(See endnotes 11, 12 for more details)
An earthquake occurs when two sides of a fault slip suddenly against each other and produce vibrations. A fault is a fracture in the rock or the crust of the Earth where the two sides are displaced against each other in a minor or major way. The slippage causes a shaking or vibration because of a sudden release of stored elastic energy from within the Earth and seismic waves (waves of energy) may be produced. Seismic shaking is not uniform. As the waves approach the ground surface and potentially travel through areas of loose soil, the amplitude of the waves will increase producing larger waves that may be far more damaging to structures than the original waves. Other earthquake hazards include ground failure and/or rupturing of the fault resulting in the creation of cracks, settlement of the soil, vertical shifting of the ground after large earthquakes, soil liquefaction, where the soil, in an area of sand and silt as well landfill areas, takes on the characteristics of a liquid during the shaking of an earthquake and flows like a liquid; this can cause enormous damage to any structures that are within this area. Aftershocks, which may occur for periods of time after the initial major shock, can be extremely damaging to structures and can cause additional injuries and deaths. (See endnotes 6, 8, 10.) Thousands of faults are currently present in California, the United States, and the rest of the world. There are thousands of earthquakes each year throughout the world.
The amount and severity of structural hazards caused by earthquakes are typically determined by: the amount of energy released and the intensity of the energy at a given place; the distance from the epicenter to the structure; the design of the structure; the condition and type of surface material at the site of the damage; the nature and condition of the various structures; and the quality and quantity of any earthquake resistant provisions. The epicenter is on the surface of the Earth directly above the hypocenter of an earthquake, the location where the eruptions within the Earth start.

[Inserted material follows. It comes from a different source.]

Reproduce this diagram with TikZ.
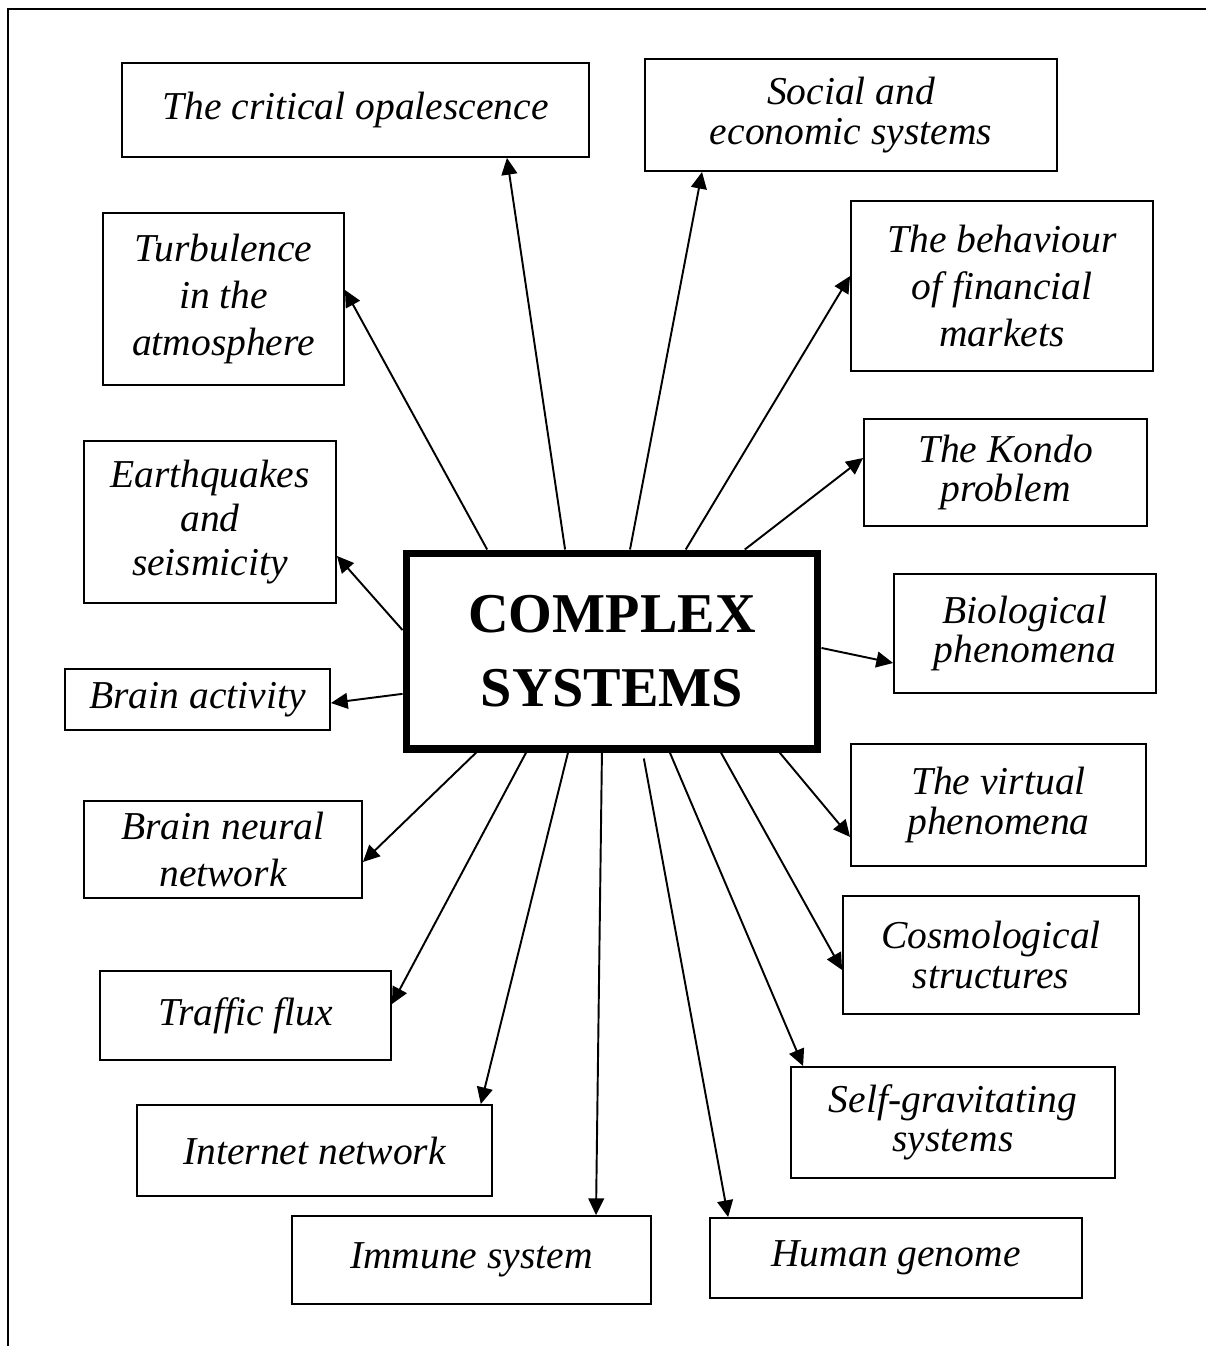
\documentclass[tikz,border=0pt]{standalone}
\usepackage{fontspec}
\setmainfont{Liberation Serif}
\usetikzlibrary{arrows.meta,calc}

\tikzset{
  topic/.style={draw, line width=1.1pt, align=center, inner sep=2pt,
    font=\itshape\fontsize{22.5}{#1}\selectfont},
  topic/.default=22.5,
  hub/.style={draw, line width=4pt, align=center,
    font=\bfseries\fontsize{32}{42.5}\selectfont},
  link/.style={-{Triangle[length=9.5pt,width=9pt]}, line width=1.1pt}
}

\begin{document}
\begin{tikzpicture}[x=0.02cm, y=-0.02cm]
    \useasboundingbox (0,0) rectangle (1206,1346);
    % frame (only top and left show)
    \draw[line width=1.1pt] (8,1346) -- (8,9) -- (1206,9);
    %
    \node[hub, minimum width=8.24cm, minimum height=3.92cm] (cs) at (612,651) {COMPLEX\\SYSTEMS};
    %
    \node[topic, minimum width=9.34cm, minimum height=1.88cm] (opal) at (355.5,110) {The critical opalescence};
    \node[topic, minimum width=8.24cm, minimum height=2.24cm] (social) at (851,115) {Social and\\economic systems};
    \node[topic=26.6, minimum width=4.82cm, minimum height=3.44cm] (turb) at (223.5,299) {Turbulence\\in the\\atmosphere};
    \node[topic=26.6, minimum width=6.04cm, minimum height=3.40cm] (markets) at (1002,286) {The behaviour\\of financial\\markets};
    \node[topic, minimum width=5.66cm, minimum height=2.14cm] (kondo) at (1005.5,472.5) {The Kondo\\problem};
    \node[topic=25, minimum width=5.04cm, minimum height=3.24cm] (quakes) at (210,522) {Earthquakes\\and\\seismicity};
    \node[topic, minimum width=5.24cm, minimum height=2.38cm] (bio) at (1025,633.5) {Biological\\phenomena};
    \node[topic, minimum width=5.30cm, minimum height=1.22cm] (brain) at (197.5,699.5) {Brain activity};
    \node[topic, minimum width=5.90cm, minimum height=2.44cm] (virtual) at (998.5,805) {The virtual\\phenomena};
    \node[topic=26.6, minimum width=5.56cm, minimum height=1.94cm] (neural) at (223,849.5) {Brain neural\\network};
    \node[topic, minimum width=5.92cm, minimum height=2.36cm] (cosmo) at (991,955) {Cosmological\\structures};
    \node[topic, minimum width=5.82cm, minimum height=1.78cm] (traffic) at (245.5,1015.5) {Traffic flux};
    \node[topic, minimum width=6.48cm, minimum height=2.22cm] (selfgrav) at (953,1122.5) {Self-gravitating\\systems};
    \node[topic, minimum width=7.10cm, minimum height=1.82cm] (internet) at (314.5,1150.5) {Internet network};
    \node[topic, minimum width=7.18cm, minimum height=1.76cm] (immune) at (471.5,1260) {Immune system};
    \node[topic, minimum width=7.44cm, minimum height=1.60cm] (genome) at (896,1258) {Human genome};
    %
    % arrows from the top edge
    \draw[link] ($(cs.north west)!0.202!(cs.north east)$) -- ($(turb.north east)!0.448!(turb.south east)$);
    \draw[link] ($(cs.north west)!0.388!(cs.north east)$) -- ($(opal.south west)!0.823!(opal.south east)$);
    \draw[link] ($(cs.north west)!0.543!(cs.north east)$) -- ($(social.south west)!0.140!(social.south east)$);
    \draw[link] ($(cs.north west)!0.676!(cs.north east)$) -- ($(markets.north west)!0.442!(markets.south west)$);
    \draw[link] ($(cs.north west)!0.817!(cs.north east)$) -- ($(kondo.north west)!0.367!(kondo.south west)$);
    % sides
    \draw[link] ($(cs.north west)!0.397!(cs.south west)$) -- ($(quakes.north east)!0.707!(quakes.south east)$);
    \draw[link] ($(cs.north west)!0.711!(cs.south west)$) -- ($(brain.north east)!0.556!(brain.south east)$);
    \draw[link] ($(cs.north east)!0.485!(cs.south east)$) -- ($(bio.north west)!0.744!(bio.south west)$);
    % bottom edge
    \draw[link] ($(cs.south west)!0.176!(cs.south east)$) -- ($(neural.north east)!0.626!(neural.south east)$);
    \draw[link] ($(cs.south west)!0.295!(cs.south east)$) -- ($(traffic.north east)!0.374!(traffic.south east)$);
    \draw[link] ($(cs.south west)!0.395!(cs.south east)$) -- ($(internet.north west)!0.966!(internet.north east)$);
    \draw[link] ($(cs.south west)!0.476!(cs.south east)$) -- ($(immune.north west)!0.845!(immune.north east)$);
    \draw[link] ($(cs.south west)!0.576!(cs.south east)+(0,6)$) -- ($(genome.north west)!0.051!(genome.north east)$);
    \draw[link] ($(cs.south west)!0.638!(cs.south east)$) -- ($(selfgrav.north west)!0.040!(selfgrav.north east)$);
    \draw[link] ($(cs.south west)!0.760!(cs.south east)$) -- ($(cosmo.north west)!0.625!(cosmo.south west)$);
    \draw[link] ($(cs.south west)!0.900!(cs.south east)$) -- ($(virtual.north west)!0.758!(virtual.south west)$);
\end{tikzpicture}
\end{document}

Damage can typically occur to: buildings of all types from single homes to large factories, schools, and hospitals; ports and harbors; highways; railways; bridges; dams; electric transmission systems; power plants; water treatment systems and supply lines; wastewater treatment systems and supply lines; natural gas and oil systems and supply lines; communication systems; etc. Landslides and fires may occur. Structural damage of any type, collapsing walls and falling interior ceilings, pipes and light fixtures can cause serious injury and loss of life, as well as loss of critical facilities. Roadways and other means of transportation may be severely damaged and impede rescue efforts.
The seismic waves, which are the vibrations coming from the earthquake and cause the damage, are recorded by seismographs, which help determine the time, locations, and magnitude of the event. Different scales may be used in determining the nature and size of the earthquake.
The Richter scale, a common measurement scale for earthquakes, has certain limitations for very large earthquakes. It is a mathematical technique used to compare the size of earthquakes. The magnitude of the earthquake is reported in whole numbers and decimal fractions. It is based on a logarithmic scale and therefore an increase of 1 is actually 10 times greater rather than the initial number (e.g., a reading of 6 would be 10 times greater than a reading of 5). The Moment Magnitude Scale is more precise for large earthquakes because it is related to the total energy released during the earthquake. Intensity measures the amount of shaking at a given location, while moment measures the size of the earthquake at its source. (See endnote 9.)